Nun haben wir also erst einmal ein Expertengutachten. Das finde ich auch gar nicht schlecht. Es enthält ja viele gute Vorschläge, und bei denen, die man nicht unbedingt akzeptiert, ist es wichtig, daß man sich mit ihnen noch einmal auseinandersetzt und dann weiß, warum man sie nicht akzeptiert, und dafür gute Gründe hat. Dagegen habe ich überhaupt nichts. Nur, die Zielbestimmung, Herr Kollege Töpfer, von der Sie hier vorhin behauptet haben, daß man an ihr die wohnungspolitischen Instrumente und deren Tauglichkeit messen müßte, ist in diesem Gutachten - das haben ja auch die Landesbauminister bemängelt - bedauerlicherweise nicht vorgenommen worden.
Deshalb meine ich, daß wir wenigstens im Bereich der Politik versuchen sollten, uns über die Zielbestimmung klarzuwerden, und zwar möglichst schnell.
Ich höre jetzt nicht nur in Presseveröffentlichungen, sondern auch bei Diskussionen immer wieder, daß inzwischen viele Investoren verunsichert sind und fragen, wohin es denn nun geht.
Wir brauchen einen etwas längeren Atem, beispielsweise auch, was die Finanzierung der Wohnungsbaupolitik anbetrifft. Der Bundeshaushalt für 1995, wie er von der Bundesregierung vorgelegt worden ist und dieses Hohe Haus ihn beschlossen hat, zeigt in der Wohnungspolitik diesen langen Atem nicht. Er ist nach wie vor von kurzfristigen Programmen gekennzeichnet. Das Sonderprogramm wird weitgehend abgebaut. Der Schuldzinsenabzug, den ich nie befürwortet habe, aber den wir nun einmal als ein Finanzierungsinstrument hatten, wird nicht fortgeführt. So kann es nicht gehen. Wir brauchen auch im Hinblick auf die finanziellen Rahmenbedingungen mehr Langfristigkeit und mehr Sicherheit auch für die Investoren.
Um auf das Gutachten zurückzukommen: Wichtige Erkenntnisse hat uns ja nicht erst das Gutachten vermitteln müssen. Daß man das Wohneigentum angemessener fördern kann, habe ich schon 1990 durch eine Bundesratsinitiative deutlich gemacht.
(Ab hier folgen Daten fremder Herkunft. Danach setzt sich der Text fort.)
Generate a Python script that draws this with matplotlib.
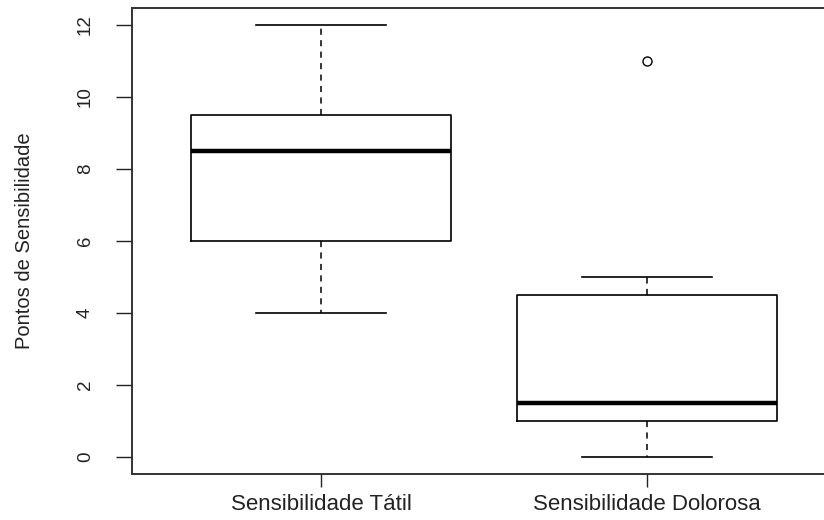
import matplotlib.pyplot as plt

plt.rcParams['font.family'] = ['Liberation Sans', 'DejaVu Sans']

# Summary statistics of each group
groups = ['Sensibilidade Tátil', 'Sensibilidade Dolorosa']
whisker_low = [4, 0]
q1 = [6, 1]
medians = [8.5, 1.5]
q3 = [9.5, 4.5]
whisker_high = [12, 5]
outliers = [[], [11]]
yticks = [0, 2, 4, 6, 8, 10, 12]

stats = []
for i in range(len(groups)):
    stats.append({'label': groups[i], 'whislo': whisker_low[i], 'q1': q1[i],
                  'med': medians[i], 'q3': q3[i], 'whishi': whisker_high[i],
                  'fliers': outliers[i]})

fig = plt.figure(figsize=(8.24, 5.2), dpi=100)
ax = fig.add_axes([132/824, 46/520, 704/824, 466.3/520])

ax.bxp(stats, positions=[1, 2], widths=0.8, capwidths=0.4,
       boxprops=dict(color='black', linewidth=1.2),
       medianprops=dict(color='black', linewidth=3.2, solid_capstyle='butt'),
       whiskerprops=dict(color='black', linewidth=1.1, linestyle=(0, (4, 3.5))),
       capprops=dict(color='black', linewidth=1.2),
       flierprops=dict(marker='o', markersize=6.5, markerfacecolor='none',
                       markeredgecolor='black', markeredgewidth=1.0))

ax.set_xlim(0.42, 2.58)
ax.set_ylim(-0.48, 12.48)
ax.set_yticks(yticks)
ax.set_yticklabels([str(v) for v in yticks], rotation=90, va='center', fontsize=13.5)
ax.set_xticks([1, 2])
ax.set_xticklabels(groups, fontsize=16)
ax.tick_params(axis='y', length=11.5, width=1.0, pad=16, colors='#222222')
ax.tick_params(axis='x', length=9.4, width=1.0, pad=5, colors='#222222')
for s in ax.spines.values():
    s.set_linewidth(1.4)
    s.set_color('#333333')

ax.set_ylabel('Pontos de Sensibilidade', fontsize=14.5, color='#222222')
ax.yaxis.set_label_coords((34 - 132) / 704, 0.5)

fig.savefig('out.png', dpi=100)
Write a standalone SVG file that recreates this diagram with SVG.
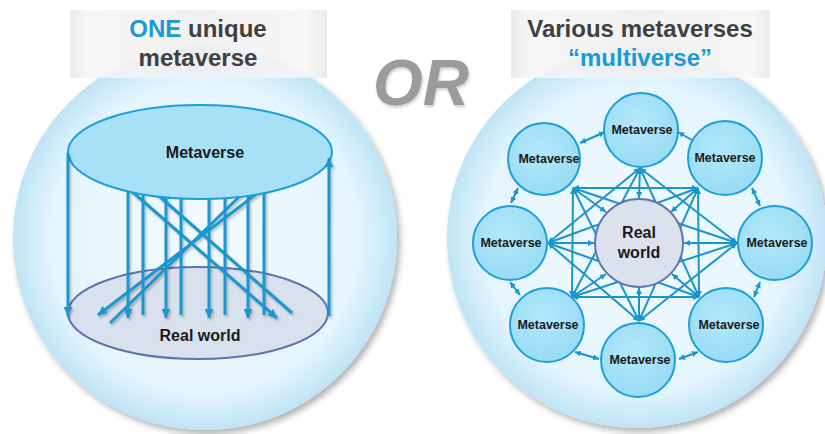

Da hatte ich nämlich schon eine Änderung des § 10e EStG mit dem Instrument eines einkommensunabhängigen Abzugs von der Steuerschuld und eine Erhöhung des Baukindergeldes vorgeschlagen. 1990! Ich bin ja sehr froh, Herr Kollege Töpfer, daß Sie inzwischen auch zu der Erkenntnis gekommen und durch das Gutachten darin bestärkt worden sind, daß dies das
Ministerin Ilse Brusis
bessere Instrument ist. Nur: Wo bleibt eigentlich die Gesetzesinitiative? Die brauchen wir jetzt.
Wir müssen ab 1. Januar 1996 eine bessere steuerliche Förderung haben, um einen neuen Anschub in die Wohnungsbaupolitik hineinzubekommen.
Vorhin ist behauptet worden, es lägen doch Gesetzesentwürfe von Baden-Württemberg und Rheinland-Pfalz vor. Wo denn? Es gibt eine Entschließung des Bundesrates auf der Grundlage eines Antrages des Landes Baden-Württemberg, keinen Gesetzentwurf.
Einen Gesetzentwurf des Landes Rheinland-Pfalz kenne ich auch nicht. Ich kenne ein sehr diskussionswürdiges Konzept meines Kollegen Mittler. Aber woran liegt es denn, daß es kein Gesetzentwurf des Landes Rheinland-Pfalz ist?
Wenn Sie, Herr Kollege Töpfer, mir Wahlkampf unterstellen, dann will ich deutlich sagen: An dieser Stelle mache ich Wahlkampf, weil nämlich dieses Exempel deutlich macht, wie wichtig klare, eindeutige, absolute Mehrheiten sind; denn in bestimmten Fragen kann man sich auf Koalitionspartner nicht verlassen.
Das zeigt dieses Beispiel des § 10e EStG und seine Diskussion in einigen Bundesländern.
Wo bleibt denn Ihr Gesetzentwurf, Herr Kollege Töpfer? Ich unterstütze Sie, wenn Sie über einen einkommensunabhängigen Abzug von der Steuerschuld sprechen. Die Landesregierung NordrheinWestfalen wird in dieser Frage tätig werden. Wir werden einen Gesetzentwurf vorlegen, wie wir es in der letzten Legislaturperiode schon mehrfach gemacht haben. Wir werden damit insbesondere die jungen Haushalte, die jungen Familien unterstützen. Wir werden das Baukindergeld anheben und damit insbesondere die Familien mit Kindern unterstützen.